Prompt: Retype exactly the lines from the first one through the line with "(681,6.3) -- (681,487);", including both ends; skip any pictures.

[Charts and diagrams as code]
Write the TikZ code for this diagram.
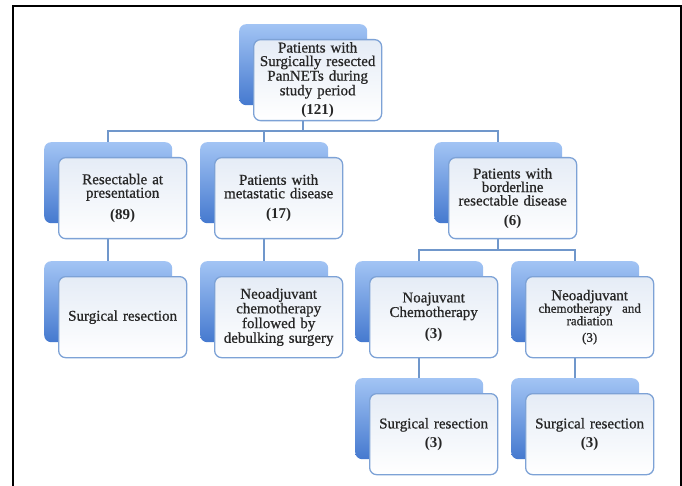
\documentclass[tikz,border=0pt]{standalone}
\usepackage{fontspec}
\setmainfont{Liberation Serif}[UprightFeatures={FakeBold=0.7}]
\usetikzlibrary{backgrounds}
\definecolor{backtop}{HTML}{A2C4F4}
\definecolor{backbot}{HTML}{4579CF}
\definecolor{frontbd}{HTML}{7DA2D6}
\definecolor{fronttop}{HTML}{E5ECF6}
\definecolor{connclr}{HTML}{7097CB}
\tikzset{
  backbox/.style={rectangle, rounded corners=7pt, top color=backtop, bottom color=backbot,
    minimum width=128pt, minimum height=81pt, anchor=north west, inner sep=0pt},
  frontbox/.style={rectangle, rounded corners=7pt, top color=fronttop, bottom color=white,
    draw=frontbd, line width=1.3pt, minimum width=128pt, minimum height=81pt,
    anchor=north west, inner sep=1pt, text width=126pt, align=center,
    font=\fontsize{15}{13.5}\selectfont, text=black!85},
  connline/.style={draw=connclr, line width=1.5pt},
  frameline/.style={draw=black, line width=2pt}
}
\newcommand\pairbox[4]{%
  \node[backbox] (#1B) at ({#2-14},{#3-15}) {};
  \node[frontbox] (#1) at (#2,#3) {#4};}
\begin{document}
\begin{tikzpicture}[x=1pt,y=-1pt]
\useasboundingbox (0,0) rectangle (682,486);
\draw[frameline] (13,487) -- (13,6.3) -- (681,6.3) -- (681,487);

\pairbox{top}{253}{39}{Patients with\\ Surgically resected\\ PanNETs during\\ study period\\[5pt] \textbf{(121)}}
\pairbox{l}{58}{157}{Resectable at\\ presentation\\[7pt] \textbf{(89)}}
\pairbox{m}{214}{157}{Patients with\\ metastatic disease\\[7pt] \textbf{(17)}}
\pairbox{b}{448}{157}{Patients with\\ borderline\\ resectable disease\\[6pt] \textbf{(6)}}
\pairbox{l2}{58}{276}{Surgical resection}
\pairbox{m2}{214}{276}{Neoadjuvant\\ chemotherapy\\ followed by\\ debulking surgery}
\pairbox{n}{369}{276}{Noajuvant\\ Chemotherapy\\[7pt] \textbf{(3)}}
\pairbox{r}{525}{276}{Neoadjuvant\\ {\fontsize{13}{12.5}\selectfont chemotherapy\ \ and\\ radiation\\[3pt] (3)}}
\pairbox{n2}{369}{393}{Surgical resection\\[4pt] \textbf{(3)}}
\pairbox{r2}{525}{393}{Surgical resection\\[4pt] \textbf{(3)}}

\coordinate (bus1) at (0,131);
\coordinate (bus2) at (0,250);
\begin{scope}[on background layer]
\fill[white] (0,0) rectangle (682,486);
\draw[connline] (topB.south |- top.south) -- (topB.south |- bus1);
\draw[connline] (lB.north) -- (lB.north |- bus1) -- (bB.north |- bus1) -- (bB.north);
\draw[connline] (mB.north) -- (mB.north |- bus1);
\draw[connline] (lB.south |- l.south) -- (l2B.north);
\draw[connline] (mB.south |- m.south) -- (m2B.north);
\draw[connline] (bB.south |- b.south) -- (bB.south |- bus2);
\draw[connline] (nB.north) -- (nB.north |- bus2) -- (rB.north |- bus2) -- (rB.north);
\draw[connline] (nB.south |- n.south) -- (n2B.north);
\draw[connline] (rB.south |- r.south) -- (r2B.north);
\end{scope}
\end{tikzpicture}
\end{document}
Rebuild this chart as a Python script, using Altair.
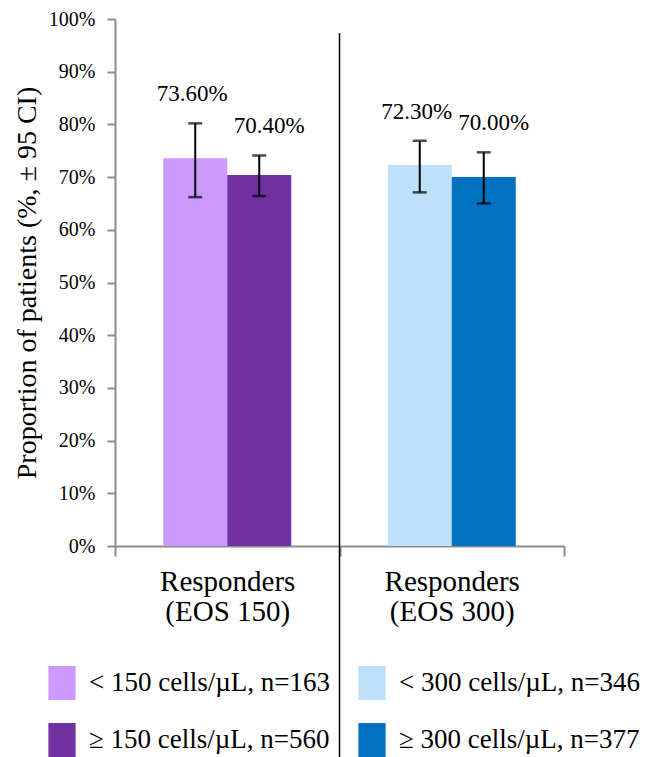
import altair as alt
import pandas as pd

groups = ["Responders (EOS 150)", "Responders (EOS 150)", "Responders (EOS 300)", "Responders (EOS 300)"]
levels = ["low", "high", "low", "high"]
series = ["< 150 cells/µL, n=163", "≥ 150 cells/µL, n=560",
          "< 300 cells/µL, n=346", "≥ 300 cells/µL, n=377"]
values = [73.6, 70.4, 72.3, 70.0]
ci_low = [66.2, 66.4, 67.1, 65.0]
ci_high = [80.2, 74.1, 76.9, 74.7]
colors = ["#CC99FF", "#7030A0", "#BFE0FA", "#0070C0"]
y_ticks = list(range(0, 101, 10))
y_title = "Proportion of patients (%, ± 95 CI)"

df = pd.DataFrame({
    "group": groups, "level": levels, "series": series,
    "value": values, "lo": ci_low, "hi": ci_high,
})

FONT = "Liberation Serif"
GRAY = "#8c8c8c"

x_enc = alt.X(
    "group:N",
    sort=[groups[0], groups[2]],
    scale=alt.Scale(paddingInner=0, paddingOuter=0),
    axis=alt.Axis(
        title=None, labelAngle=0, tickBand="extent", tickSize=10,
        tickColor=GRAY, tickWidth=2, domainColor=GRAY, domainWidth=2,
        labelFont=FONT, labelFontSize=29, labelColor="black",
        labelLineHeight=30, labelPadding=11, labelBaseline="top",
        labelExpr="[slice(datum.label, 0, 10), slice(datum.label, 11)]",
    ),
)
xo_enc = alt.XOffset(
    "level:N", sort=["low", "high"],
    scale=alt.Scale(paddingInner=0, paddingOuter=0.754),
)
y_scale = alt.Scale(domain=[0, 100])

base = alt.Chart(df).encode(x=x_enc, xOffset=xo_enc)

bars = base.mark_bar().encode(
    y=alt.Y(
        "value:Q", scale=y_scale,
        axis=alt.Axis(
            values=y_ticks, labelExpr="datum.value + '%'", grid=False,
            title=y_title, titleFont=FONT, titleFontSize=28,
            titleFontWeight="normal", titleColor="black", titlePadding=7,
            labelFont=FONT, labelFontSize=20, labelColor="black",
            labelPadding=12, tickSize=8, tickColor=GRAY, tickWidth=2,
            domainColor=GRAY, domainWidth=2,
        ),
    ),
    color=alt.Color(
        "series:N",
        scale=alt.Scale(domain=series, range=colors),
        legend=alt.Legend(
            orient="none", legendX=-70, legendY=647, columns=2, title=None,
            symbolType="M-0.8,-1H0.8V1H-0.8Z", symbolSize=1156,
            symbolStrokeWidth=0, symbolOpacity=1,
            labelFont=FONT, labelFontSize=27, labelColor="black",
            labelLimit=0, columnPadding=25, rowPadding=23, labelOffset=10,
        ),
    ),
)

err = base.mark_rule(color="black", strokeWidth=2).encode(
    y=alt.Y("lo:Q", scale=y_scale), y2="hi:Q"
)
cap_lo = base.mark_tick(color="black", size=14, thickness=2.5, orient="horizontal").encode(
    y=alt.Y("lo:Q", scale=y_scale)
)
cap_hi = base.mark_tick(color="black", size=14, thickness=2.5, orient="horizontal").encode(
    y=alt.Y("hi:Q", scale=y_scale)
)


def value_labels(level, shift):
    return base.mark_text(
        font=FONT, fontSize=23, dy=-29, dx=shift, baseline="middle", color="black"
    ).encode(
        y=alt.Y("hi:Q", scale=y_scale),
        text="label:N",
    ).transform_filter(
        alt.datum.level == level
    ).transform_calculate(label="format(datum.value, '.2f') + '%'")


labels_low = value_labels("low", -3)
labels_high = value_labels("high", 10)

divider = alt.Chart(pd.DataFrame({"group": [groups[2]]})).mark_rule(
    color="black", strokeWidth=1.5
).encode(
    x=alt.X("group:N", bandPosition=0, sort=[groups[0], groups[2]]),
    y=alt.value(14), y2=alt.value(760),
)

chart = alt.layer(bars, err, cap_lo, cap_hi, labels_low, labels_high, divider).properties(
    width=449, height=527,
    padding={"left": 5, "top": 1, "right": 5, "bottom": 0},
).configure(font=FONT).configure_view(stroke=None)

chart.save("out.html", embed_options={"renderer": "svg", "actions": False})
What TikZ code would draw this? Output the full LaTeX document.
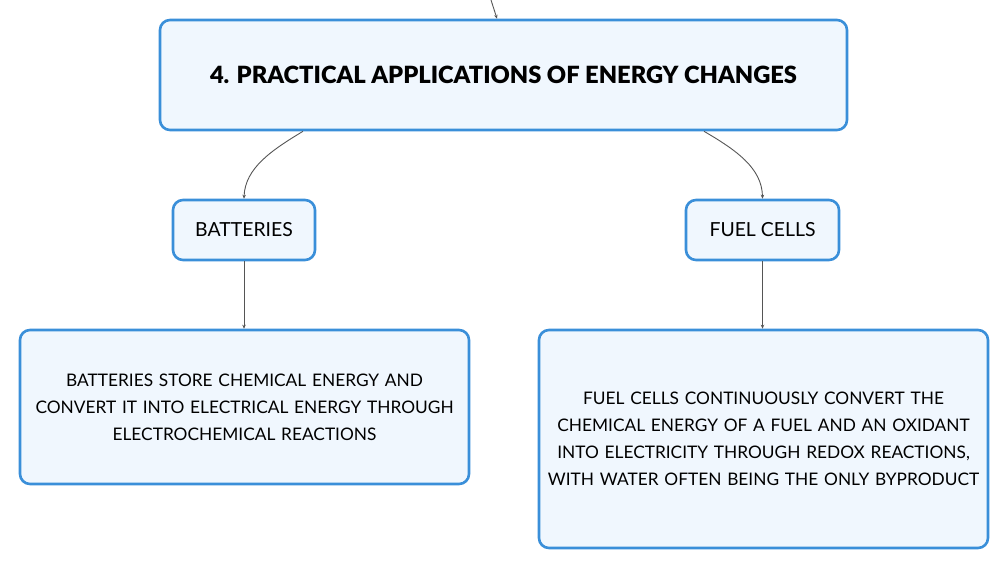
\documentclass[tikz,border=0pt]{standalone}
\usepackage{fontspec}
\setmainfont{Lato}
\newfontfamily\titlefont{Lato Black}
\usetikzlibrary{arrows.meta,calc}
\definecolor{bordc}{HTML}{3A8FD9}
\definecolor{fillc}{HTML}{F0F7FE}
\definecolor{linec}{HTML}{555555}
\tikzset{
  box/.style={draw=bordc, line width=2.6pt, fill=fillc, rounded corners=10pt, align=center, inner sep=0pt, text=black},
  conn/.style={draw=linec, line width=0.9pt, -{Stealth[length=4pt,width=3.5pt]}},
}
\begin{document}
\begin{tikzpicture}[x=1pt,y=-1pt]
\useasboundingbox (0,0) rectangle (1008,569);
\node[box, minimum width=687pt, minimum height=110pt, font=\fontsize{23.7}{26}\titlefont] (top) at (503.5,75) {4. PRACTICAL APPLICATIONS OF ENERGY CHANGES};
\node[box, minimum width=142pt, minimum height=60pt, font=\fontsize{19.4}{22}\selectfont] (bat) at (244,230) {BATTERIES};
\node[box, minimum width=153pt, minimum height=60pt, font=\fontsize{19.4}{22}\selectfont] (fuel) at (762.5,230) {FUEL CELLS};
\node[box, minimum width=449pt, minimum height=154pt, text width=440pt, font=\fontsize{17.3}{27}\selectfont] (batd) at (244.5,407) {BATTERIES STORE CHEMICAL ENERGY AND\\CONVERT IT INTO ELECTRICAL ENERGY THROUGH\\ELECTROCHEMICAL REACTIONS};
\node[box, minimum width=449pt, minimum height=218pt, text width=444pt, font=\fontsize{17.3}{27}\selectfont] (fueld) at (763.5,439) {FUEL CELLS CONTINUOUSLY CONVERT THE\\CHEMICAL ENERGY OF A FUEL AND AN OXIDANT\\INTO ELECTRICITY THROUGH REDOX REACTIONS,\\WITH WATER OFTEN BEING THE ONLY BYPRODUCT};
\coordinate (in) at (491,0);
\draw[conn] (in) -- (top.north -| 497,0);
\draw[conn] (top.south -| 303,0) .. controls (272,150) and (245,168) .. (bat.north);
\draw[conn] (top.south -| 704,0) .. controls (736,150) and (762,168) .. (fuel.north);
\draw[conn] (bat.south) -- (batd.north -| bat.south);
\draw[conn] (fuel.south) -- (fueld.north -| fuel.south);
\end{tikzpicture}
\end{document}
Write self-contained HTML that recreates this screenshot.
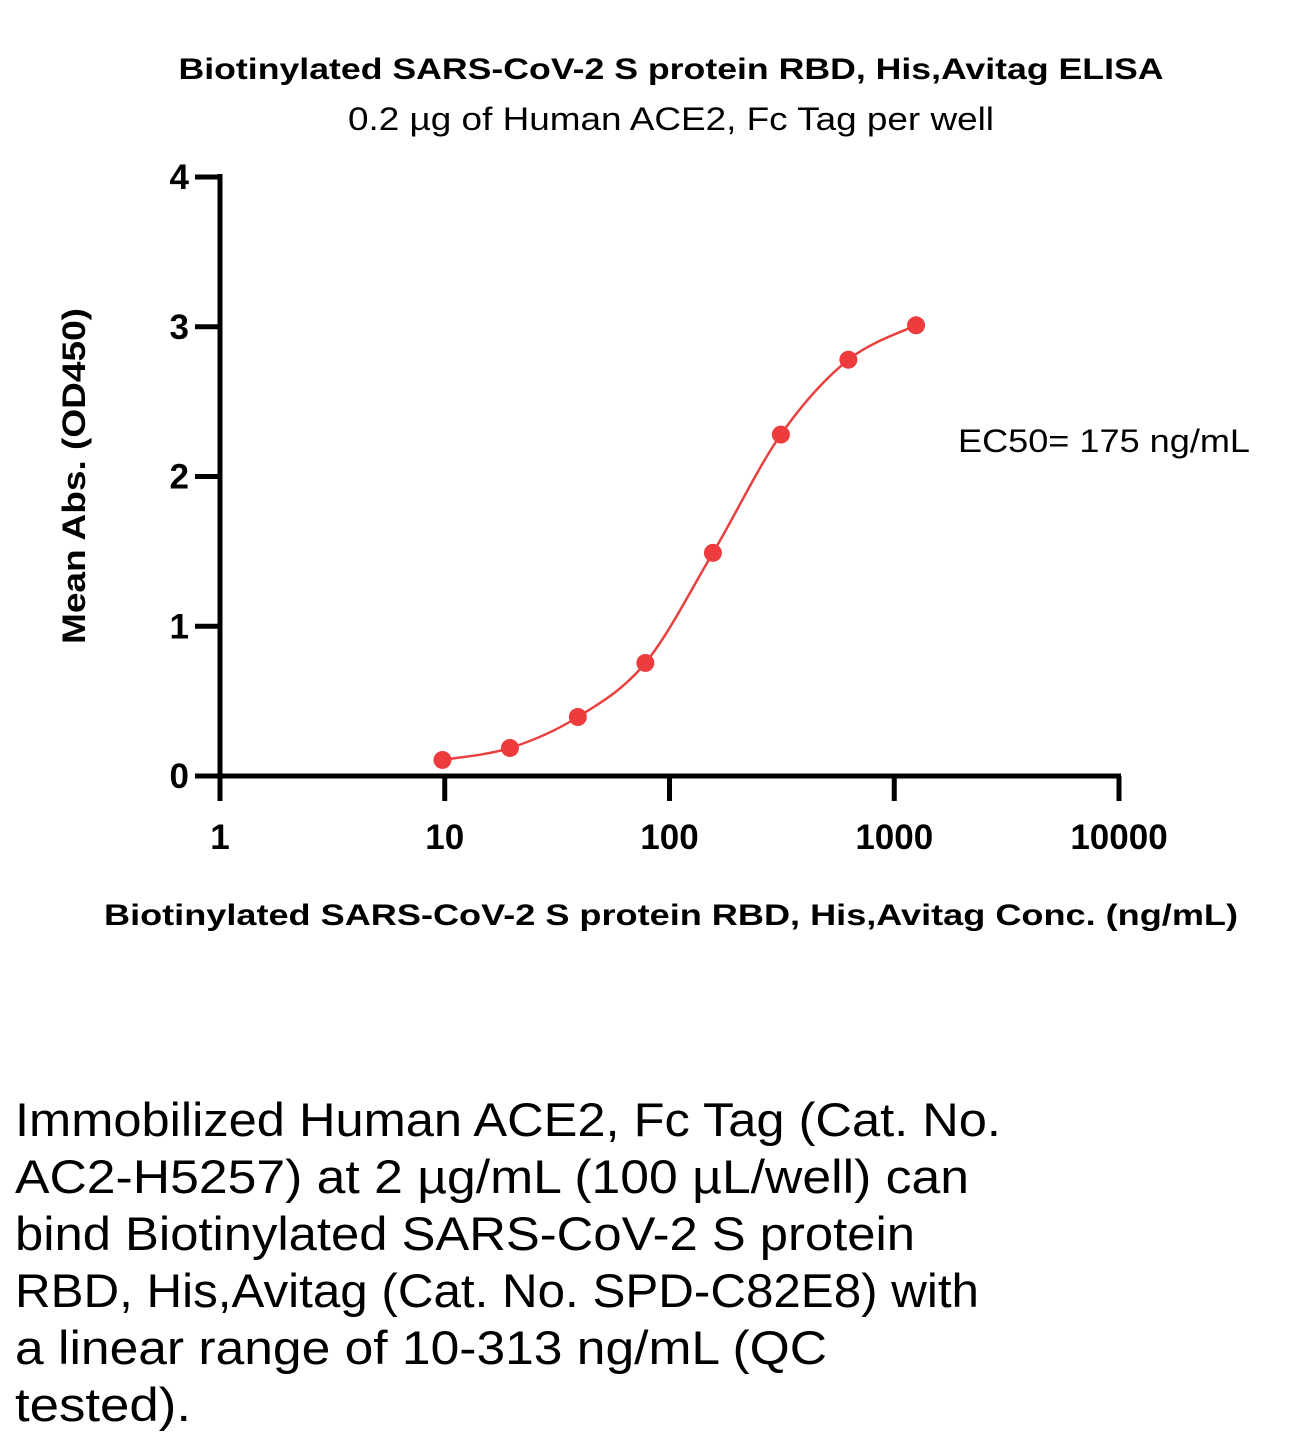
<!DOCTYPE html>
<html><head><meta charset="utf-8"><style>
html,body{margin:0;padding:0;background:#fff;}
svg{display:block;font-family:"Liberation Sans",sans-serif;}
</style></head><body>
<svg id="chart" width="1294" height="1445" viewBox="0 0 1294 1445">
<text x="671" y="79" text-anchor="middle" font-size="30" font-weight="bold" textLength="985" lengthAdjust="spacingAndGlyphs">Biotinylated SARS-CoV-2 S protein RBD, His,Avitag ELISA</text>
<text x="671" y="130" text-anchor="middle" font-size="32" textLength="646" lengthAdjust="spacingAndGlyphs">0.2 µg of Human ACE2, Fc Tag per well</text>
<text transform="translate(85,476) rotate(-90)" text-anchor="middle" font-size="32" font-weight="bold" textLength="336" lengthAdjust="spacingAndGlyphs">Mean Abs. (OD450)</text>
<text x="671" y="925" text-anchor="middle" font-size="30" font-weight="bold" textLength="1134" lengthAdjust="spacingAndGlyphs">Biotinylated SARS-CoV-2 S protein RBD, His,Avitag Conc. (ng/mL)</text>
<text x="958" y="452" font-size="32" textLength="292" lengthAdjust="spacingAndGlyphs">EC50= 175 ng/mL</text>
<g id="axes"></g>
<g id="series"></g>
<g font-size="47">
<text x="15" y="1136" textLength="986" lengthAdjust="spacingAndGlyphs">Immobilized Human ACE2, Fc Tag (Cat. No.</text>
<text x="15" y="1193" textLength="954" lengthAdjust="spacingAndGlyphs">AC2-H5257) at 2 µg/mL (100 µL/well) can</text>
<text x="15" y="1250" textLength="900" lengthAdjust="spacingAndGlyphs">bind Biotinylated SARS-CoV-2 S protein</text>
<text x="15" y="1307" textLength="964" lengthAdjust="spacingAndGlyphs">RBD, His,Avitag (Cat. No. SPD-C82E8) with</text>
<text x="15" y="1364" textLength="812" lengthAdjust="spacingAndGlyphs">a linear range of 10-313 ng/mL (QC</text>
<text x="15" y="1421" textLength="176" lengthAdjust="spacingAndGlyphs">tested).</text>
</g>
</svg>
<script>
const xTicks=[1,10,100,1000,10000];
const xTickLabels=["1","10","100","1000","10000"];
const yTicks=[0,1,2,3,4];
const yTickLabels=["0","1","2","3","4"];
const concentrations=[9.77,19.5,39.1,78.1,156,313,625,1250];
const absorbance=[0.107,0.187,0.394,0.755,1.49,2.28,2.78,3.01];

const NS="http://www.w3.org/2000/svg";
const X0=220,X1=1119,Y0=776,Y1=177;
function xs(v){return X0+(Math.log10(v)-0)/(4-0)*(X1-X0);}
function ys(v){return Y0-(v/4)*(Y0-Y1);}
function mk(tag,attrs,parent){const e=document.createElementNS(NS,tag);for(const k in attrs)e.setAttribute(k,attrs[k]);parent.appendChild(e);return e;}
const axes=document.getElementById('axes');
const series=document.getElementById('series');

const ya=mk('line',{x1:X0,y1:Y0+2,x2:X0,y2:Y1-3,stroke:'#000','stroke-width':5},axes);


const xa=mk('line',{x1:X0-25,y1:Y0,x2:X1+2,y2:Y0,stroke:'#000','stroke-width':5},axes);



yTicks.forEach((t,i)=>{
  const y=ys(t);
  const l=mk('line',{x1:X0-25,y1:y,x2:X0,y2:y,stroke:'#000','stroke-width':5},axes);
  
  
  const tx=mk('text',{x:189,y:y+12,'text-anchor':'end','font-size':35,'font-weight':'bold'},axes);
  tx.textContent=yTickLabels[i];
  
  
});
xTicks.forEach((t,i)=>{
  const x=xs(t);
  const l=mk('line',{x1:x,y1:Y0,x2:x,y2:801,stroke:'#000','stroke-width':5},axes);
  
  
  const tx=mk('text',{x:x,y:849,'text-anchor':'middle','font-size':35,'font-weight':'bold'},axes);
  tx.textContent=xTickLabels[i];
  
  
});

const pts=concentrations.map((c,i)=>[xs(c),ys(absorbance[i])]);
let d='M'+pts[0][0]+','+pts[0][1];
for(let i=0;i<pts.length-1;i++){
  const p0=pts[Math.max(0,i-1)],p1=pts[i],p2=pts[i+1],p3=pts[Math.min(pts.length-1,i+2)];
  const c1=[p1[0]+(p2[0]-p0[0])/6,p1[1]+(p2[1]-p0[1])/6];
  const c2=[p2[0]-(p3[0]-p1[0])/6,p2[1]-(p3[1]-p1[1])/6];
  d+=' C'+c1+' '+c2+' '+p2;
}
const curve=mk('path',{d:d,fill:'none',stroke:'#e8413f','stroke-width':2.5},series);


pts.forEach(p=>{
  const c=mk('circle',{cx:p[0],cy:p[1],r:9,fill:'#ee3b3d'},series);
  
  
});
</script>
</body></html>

Exercise output:
Write the TikZ code for this diagram.
\documentclass[tikz,border=0pt]{standalone}
\usepackage{fontspec}
\setmainfont{Liberation Serif}[UprightFeatures={FakeBold=0.7}]
\usetikzlibrary{backgrounds}
\definecolor{backtop}{HTML}{A2C4F4}
\definecolor{backbot}{HTML}{4579CF}
\definecolor{frontbd}{HTML}{7DA2D6}
\definecolor{fronttop}{HTML}{E5ECF6}
\definecolor{connclr}{HTML}{7097CB}
\tikzset{
  backbox/.style={rectangle, rounded corners=7pt, top color=backtop, bottom color=backbot,
    minimum width=128pt, minimum height=81pt, anchor=north west, inner sep=0pt},
  frontbox/.style={rectangle, rounded corners=7pt, top color=fronttop, bottom color=white,
    draw=frontbd, line width=1.3pt, minimum width=128pt, minimum height=81pt,
    anchor=north west, inner sep=1pt, text width=126pt, align=center,
    font=\fontsize{15}{13.5}\selectfont, text=black!85},
  connline/.style={draw=connclr, line width=1.5pt},
  frameline/.style={draw=black, line width=2pt}
}
\newcommand\pairbox[4]{%
  \node[backbox] (#1B) at ({#2-14},{#3-15}) {};
  \node[frontbox] (#1) at (#2,#3) {#4};}
\begin{document}
\begin{tikzpicture}[x=1pt,y=-1pt]
\useasboundingbox (0,0) rectangle (682,486);
\draw[frameline] (13,487) -- (13,6.3) -- (681,6.3) -- (681,487);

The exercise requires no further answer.